Catania, i Nizza, le spedizioni punitive, la pace: "Il momento degli affari"

I Nizza, le spedizioni punitive, la pace: “Il momento degli affari”

I summit fra le famiglie tra le pieghe dell'inchiesta Sangue blu. Da dove emergono racconti inquietanti.

CATANIA. Le esercitazioni al confine di uno Stato ostile, quella tecnica dei regimi di “mostrare i muscoli” per intimidire la controparte – o, magari, con lo scopo subdolo di trovare un pretesto per arrivare allo scontro armato – si usa pure all’interno di Cosa Nostra. E quando un summit di mafia finisce a “schifiu”, a Catania, può pure succedere che un gruppo decida di armare i suoi picciotti di kalashnikov e pistole e andare in centro tutti assieme a caccia dei nemici. Una spedizione punitiva in piena regola, armati fino ai denti, fallita perché i “rivali” non si fecero trovare. 

L’episodio, questa prova di forza del gruppo dei Nizza, risale grosso modo a due anni e mezzo fa. Il clan, in pochi minuti, caricò 20 scooter con 40 ragazzi a caccia di Melo Di Stefano, del gruppo dei Cursoti milanesi. L’obiettivo di colpirlo mirava a mettere in chiaro un concetto: loro, di certo, non avevano paura di nessuno. Del resto, quanto a “capacità militari”, l’esercito dei Nizza, questa pericolosa frangia del clan Santapaola-Ercolano, non aveva paura di nessuno. Neppure dello stesso boss Ciccio Napoli, l’ultimo dei loro capi, messo a comandare l’intero clan a Catania dopo l’uscita dal carcere, che anche per questa storia – e per la sua gestione della vicenda – non a caso avevano pure meditato di uccidere. Eppure quella volta, quando i Nizza e i Cursoti hanno seriamente rischiato la faida, era stato proprio Napoli a chiudere la faccenda senza mezzi termini, intervenendo in maniera netta e richiamando tutti all’unico vero valore riconosciuto dai mafiosi di oggi: il denaro. “Non dobbiamo fare la guerra, solo guadagnare soldi”. Poche parole, un concetto semplice che basta, evidentemente, a mettere da parte tutto il resto. Un successivo summit di mafia, alla presenza dello stesso Napoli – ma anche dei rappresentanti delle altre famiglie, del Villaggio Sant’Agata, di Picanello e della zia Lisa – avrebbe poi sancito l’armistizio tra i due litiganti. 

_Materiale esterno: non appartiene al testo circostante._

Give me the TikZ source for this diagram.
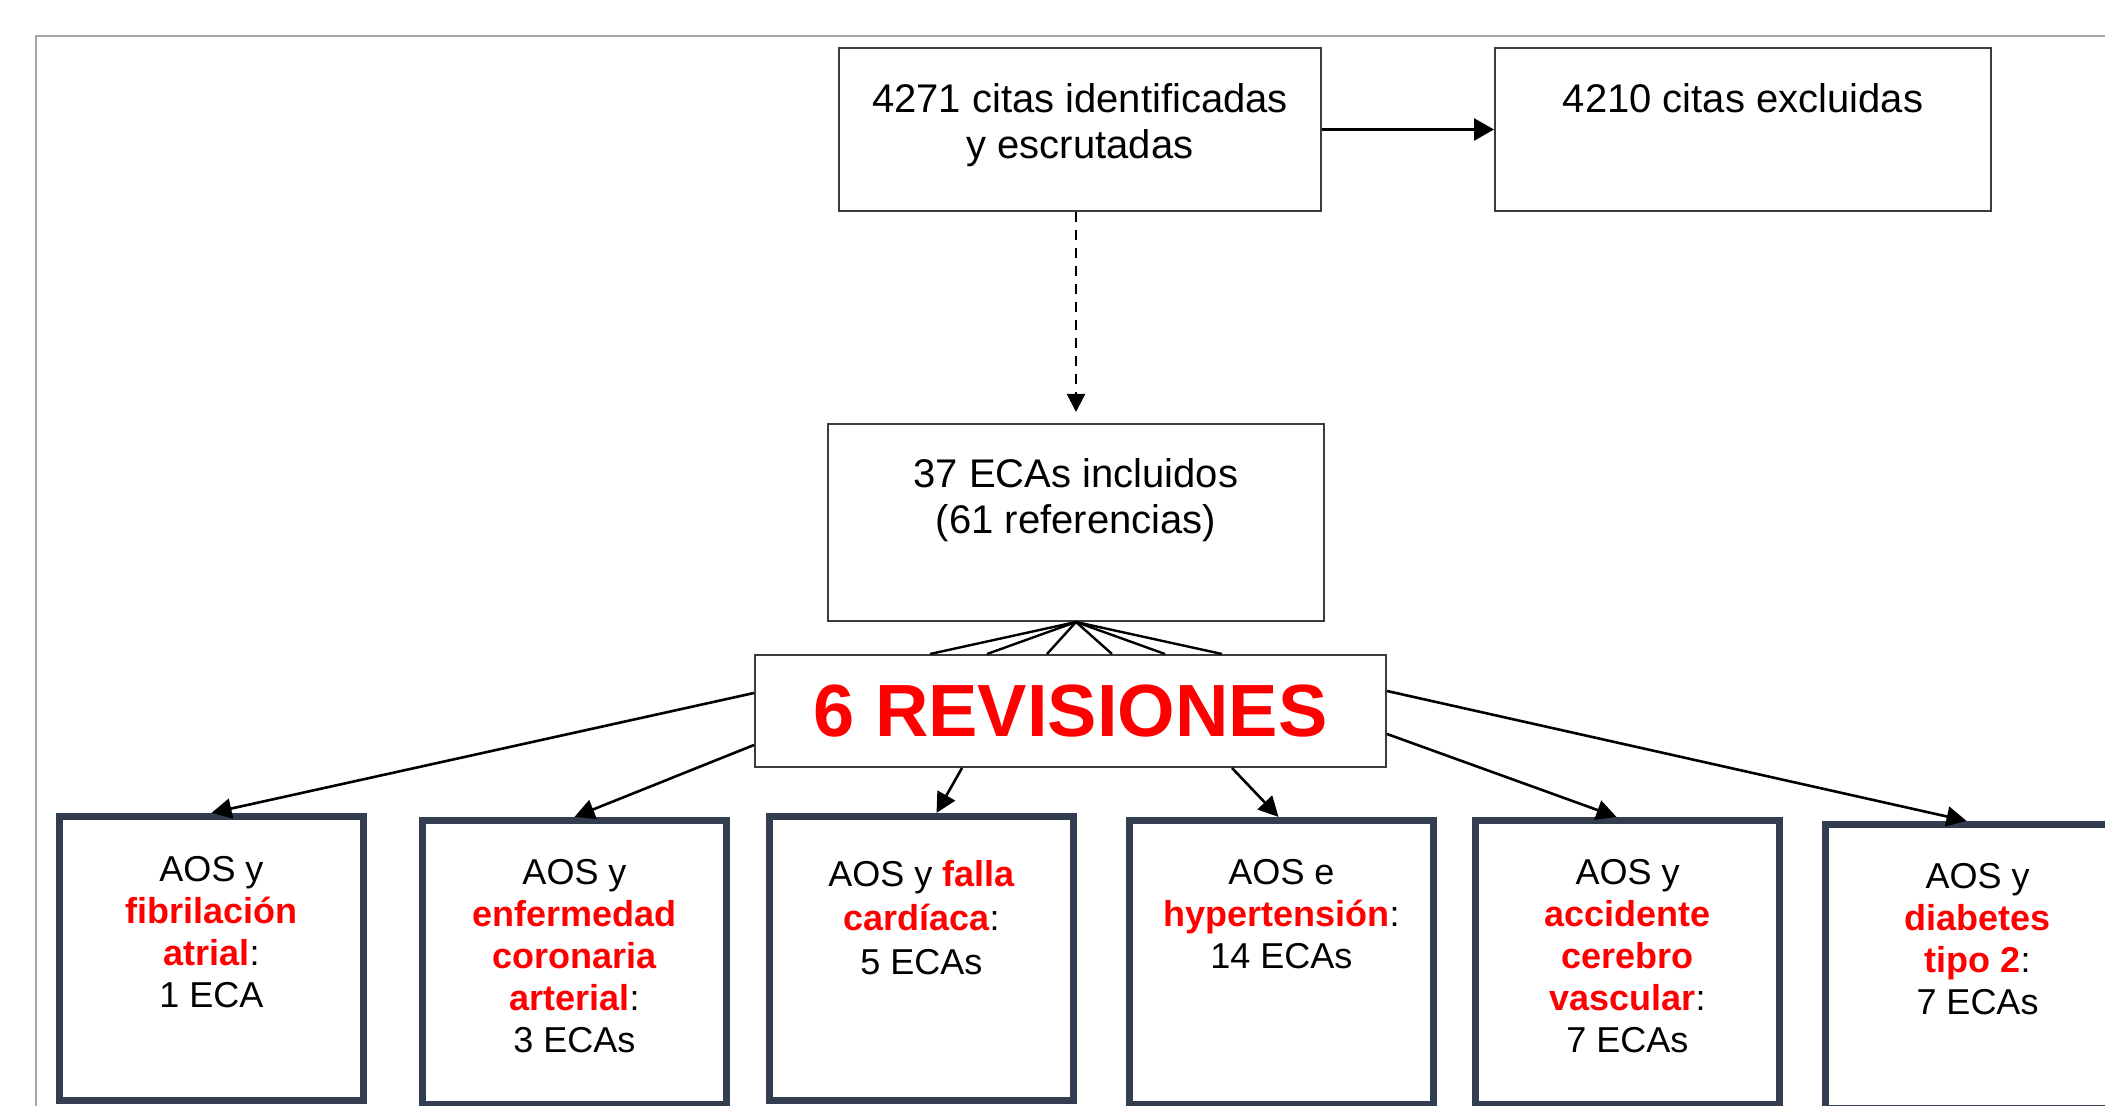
\documentclass[tikz,border=0pt]{standalone}
\usepackage{fontspec}
\setmainfont{Liberation Sans}
\usetikzlibrary{arrows.meta,calc}
\definecolor{framegray}{RGB}{166,166,166}
\definecolor{boxgray}{RGB}{60,60,60}
\definecolor{slate}{RGB}{50,62,79}
\definecolor{redtxt}{RGB}{255,0,0}
\newcommand\redb[1]{\textbf{\color{redtxt}#1}}
\begin{document}
\begin{tikzpicture}[x=0.5pt,y=-0.5pt,
  thinbox/.style={draw=boxgray, line width=1pt, inner sep=0pt, fill=white},
  catbox/.style={draw=slate, line width=3.6pt, minimum width=152pt, minimum height=142pt, inner sep=0pt},
  toptxt/.style={font=\fontsize{20}{23}\selectfont, align=center, inner sep=0pt, anchor=north},
  cattxt/.style={font=\fontsize{18}{21}\selectfont, align=center, inner sep=0pt, anchor=north},
  arr/.style={line width=1.3pt, -{Triangle[length=10pt,width=10pt]}},
  toparr/.style={line width=1.4pt, -{Triangle[length=10pt,width=11pt]}},
  dasharr/.style={line width=1.1pt, dash pattern=on 5pt off 4pt, -{Triangle[length=9pt,width=9pt]}},
  fan/.style={line width=1.2pt}]
\useasboundingbox (0,0) rectangle (2105,1106);
\draw[framegray, line width=0.8pt] (36,1106) -- (36,36) -- (2105,36);

% top boxes
\node[thinbox, minimum width=241pt, minimum height=81.5pt] (A) at (1080,129.5) {};
\node[thinbox, minimum width=248pt, minimum height=81.5pt] (B) at (1743,129.5) {};
\node[thinbox, minimum width=248pt, minimum height=98.5pt] (C) at (1076,522.5) {};
\node[toptxt] (tA) at ($(A.north)+(0,33)$) {\strut 4271 citas identificadas\\y escrutadas};
\node[toptxt] (tB) at ($(B.north)+(0,33)$) {\strut 4210 citas excluidas};
\node[toptxt] (tC) at ($(C.north)+(0,32)$) {\strut 37 ECAs incluidos\\(61 referencias)};

\draw[toparr] (A.east) -- (B.west);
\draw[dasharr] (A.south -| C.north) -- ($(C.north)+(0,-11)$);

% revisions box
\node[thinbox, minimum width=315.5pt, minimum height=56pt,
  font=\bfseries\fontsize{37}{40}\selectfont, text=redtxt] (D) at (1070.5,711) {6 REVISIONES};

\foreach \dx in {176,233,293,358,411,468}
  \draw[fan] (C.south) -- ($(D.north west)+(\dx,0)$);

% category boxes
\node[catbox] (b1) at (211.5,958.5) {};
\node[catbox] (b2) at (574.5,962.5) {};
\node[catbox] (b3) at (921.5,958.5) {};
\node[catbox] (b4) at (1281.5,962.5) {};
\node[catbox] (b5) at (1627.5,962.5) {};
\node[catbox] (b6) at (1977.5,966.5) {};

\node[cattxt] (t1) at ($(b1.north)+(0,39)$) {\strut AOS y\\\redb{fibrilación}\\\redb{atrial}:\\1 ECA};
\node[cattxt] (t2) at ($(b2.north)+(0,38)$) {\strut AOS y\\\redb{enfermedad}\\\redb{coronaria}\\\redb{arterial}:\\3 ECAs};
\node[cattxt, font=\fontsize{18}{22}\selectfont] (t3) at ($(b3.north)+(0,42)$) {\strut AOS y \redb{falla}\\\redb{cardíaca}:\\5 ECAs};
\node[cattxt] (t4) at ($(b4.north)+(0,38)$) {\strut AOS e\\\redb{hypertensión}:\\14 ECAs};
\node[cattxt] (t5) at ($(b5.north)+(0,38)$) {\strut AOS y\\\redb{accidente}\\\redb{cerebro}\\\redb{vascular}:\\7 ECAs};
\node[cattxt] (t6) at ($(b6.north)+(0,38)$) {\strut AOS y\\\redb{diabetes}\\\redb{tipo 2}:\\7 ECAs};

\draw[arr] ($(D.west)+(0,-18)$) -- (b1.north);
\draw[arr] ($(D.west)+(0,34)$) -- (b2.north);
\draw[arr] ($(D.south west)+(208,0)$) -- ($(b3.north)+(15,0)$);
\draw[arr] ($(D.south west)+(478,0)$) -- ($(b4.north)+(-3,0)$);
\draw[arr] ($(D.east)+(0,23)$) -- ($(b5.north)+(-11,0)$);
\draw[arr] ($(D.east)+(0,-20)$) -- ($(b6.north)+(-11,0)$);
\end{tikzpicture}
\end{document}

A riferire ai magistrati l’accaduto, che sembra un remake de Il Padrino, è stato Silvio Corra, già responsabile del gruppo dei Nizza, cognato di Angelo Santapaola (ucciso nel 2007), uno che da tempo ha deciso di saltare il fosso e diventare un collaboratore di giustizia. Vicino al gruppo dei Cursoti, infatti, ci sarebbero stati i fratelli Marletta, che stavano dando problemi ai Nizza. Filippo Marletta avrebbe infastidito la moglie di un capo della droga, andando persino a suonarle il campanello di casa. E suo fratello, Mario Marletta, dal canto suo, avrebbe avuto un debito con i Nizza. Nel primo caso, il comportamento di Filippo fu “lavato”, per così dire, con un pestaggio a sangue per strada, nella zona di via Acquicella porto. Di Stefano, a quel punto, essendo cugino di Marletta, sarebbe andato a cercare Corra, dicendogli di lasciarlo stare, da quel momento in poi, perché ne avrebbe risposto personalmente. Una posizione che fu rispettata dai Nizza, che del resto, ormai, si erano ampiamente sfogati, picchiandolo. Ben più complessa, invece, la situazione relativa al denaro.

Fu organizzato un vertice, che però si chiuse malamente di fronte al diniego dei Cursoti: “Mario Marletta – avrebbero sostenuto loro – non deve pagare niente”. Da qui la spedizione punitiva e il successivo intervento di Ciccio Napoli, che chiuse tutto. Un movente vecchio e poco nobile, insomma, il vile denaro; che paradossalmente, alla fine, grazie all’invito di Napoli di cooperare e mettere da parte ogni animo bellicoso in nome degli affari, sancì pure la risoluzione del conflitto.